If what you are saying is true then this is literally the housing crisis with variable rate loans and a collapsing market putting everybody underwater. If the value of the item used as collateral sinks then you go from fine to broke in an instant.
The total being used as collateral can be seen here https://defipulse.com/defi-lending, and https://nexostatistics.com/loans/. A small proportion of market cap, and these loans have low loan to value ratios - typically 20%; no-one wants to risk liquidation.
But then we are back at the original problem, which is that I have no ability to repossess a nontrivial amount of property to handle a default and this system is explicitly constructed to be outside of the bounds of things like credit scores.
Regarding the auto financing. Traditional lenders will typically have no ability to repossess secured assets themselves, they will send out a colourful letter and if that doesn't work, sell the debt to a collection agent. DeFi in the form currently available doesn't need a credit score as it is secured against collateral, but a credit score would likely be needed in this case. New cars sold in the EU are likely trivial to repossess; I believe they have built in location trackers.

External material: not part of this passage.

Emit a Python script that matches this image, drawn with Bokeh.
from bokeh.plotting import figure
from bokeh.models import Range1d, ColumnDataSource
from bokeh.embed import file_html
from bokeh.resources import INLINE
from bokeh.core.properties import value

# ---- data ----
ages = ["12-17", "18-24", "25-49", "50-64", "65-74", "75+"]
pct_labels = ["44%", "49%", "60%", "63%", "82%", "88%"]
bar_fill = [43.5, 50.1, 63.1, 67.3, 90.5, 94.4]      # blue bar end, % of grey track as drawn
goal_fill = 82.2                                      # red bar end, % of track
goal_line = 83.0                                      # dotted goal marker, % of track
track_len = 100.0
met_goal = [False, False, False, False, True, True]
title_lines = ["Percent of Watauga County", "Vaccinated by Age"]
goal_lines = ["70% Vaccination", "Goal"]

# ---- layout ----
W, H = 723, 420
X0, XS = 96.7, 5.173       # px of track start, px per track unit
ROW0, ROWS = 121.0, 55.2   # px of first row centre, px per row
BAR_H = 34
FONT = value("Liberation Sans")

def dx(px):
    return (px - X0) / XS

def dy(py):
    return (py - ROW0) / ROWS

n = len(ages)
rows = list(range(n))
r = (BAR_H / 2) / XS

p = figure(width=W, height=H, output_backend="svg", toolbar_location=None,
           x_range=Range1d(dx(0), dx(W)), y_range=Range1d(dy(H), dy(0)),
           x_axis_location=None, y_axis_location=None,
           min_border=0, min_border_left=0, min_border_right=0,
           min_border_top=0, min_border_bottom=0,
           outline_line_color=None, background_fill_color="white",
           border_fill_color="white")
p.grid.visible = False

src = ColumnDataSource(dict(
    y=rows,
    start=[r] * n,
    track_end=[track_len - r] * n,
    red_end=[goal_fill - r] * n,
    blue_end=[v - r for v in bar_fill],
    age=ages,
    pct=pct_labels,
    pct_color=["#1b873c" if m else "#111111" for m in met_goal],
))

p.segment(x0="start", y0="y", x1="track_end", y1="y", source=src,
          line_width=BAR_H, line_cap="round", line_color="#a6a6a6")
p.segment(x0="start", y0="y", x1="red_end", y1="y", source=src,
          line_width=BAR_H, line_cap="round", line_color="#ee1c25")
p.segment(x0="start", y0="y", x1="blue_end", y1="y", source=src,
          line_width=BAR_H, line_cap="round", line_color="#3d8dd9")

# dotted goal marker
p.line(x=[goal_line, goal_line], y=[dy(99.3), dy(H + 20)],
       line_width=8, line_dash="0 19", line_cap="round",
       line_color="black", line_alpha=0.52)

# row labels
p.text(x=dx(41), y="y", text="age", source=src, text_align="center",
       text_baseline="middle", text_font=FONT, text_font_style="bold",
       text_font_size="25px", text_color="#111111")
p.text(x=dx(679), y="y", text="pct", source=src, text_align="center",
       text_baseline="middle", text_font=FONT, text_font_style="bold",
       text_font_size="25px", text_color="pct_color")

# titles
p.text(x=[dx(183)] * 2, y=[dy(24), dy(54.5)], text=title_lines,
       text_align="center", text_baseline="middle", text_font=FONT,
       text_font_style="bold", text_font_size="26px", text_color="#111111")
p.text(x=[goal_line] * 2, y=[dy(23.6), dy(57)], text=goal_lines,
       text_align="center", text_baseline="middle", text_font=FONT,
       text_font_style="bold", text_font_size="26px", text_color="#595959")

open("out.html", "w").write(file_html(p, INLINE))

Incidentally, it is my hope that once laws change the collateral can be any type of asset, not only digital assets. The collateral could also be some sort of tokenized reputation issued by a collective, whom have decided you are worthy of credit. Perhaps they are affiliated with your employer or have enough knowledge to assess the stability of your income due to their knowledge of your skillset. The lenders would then be paid by them, by proxy - allowing those capable of assessing risk, and those with sufficient funds to lend, to be distinct. Incidentally, this is all bleeding edge, let's see what is actually built and what works with all this new possibility.
To avoid triggering the taxes (and in many cases, never paying them).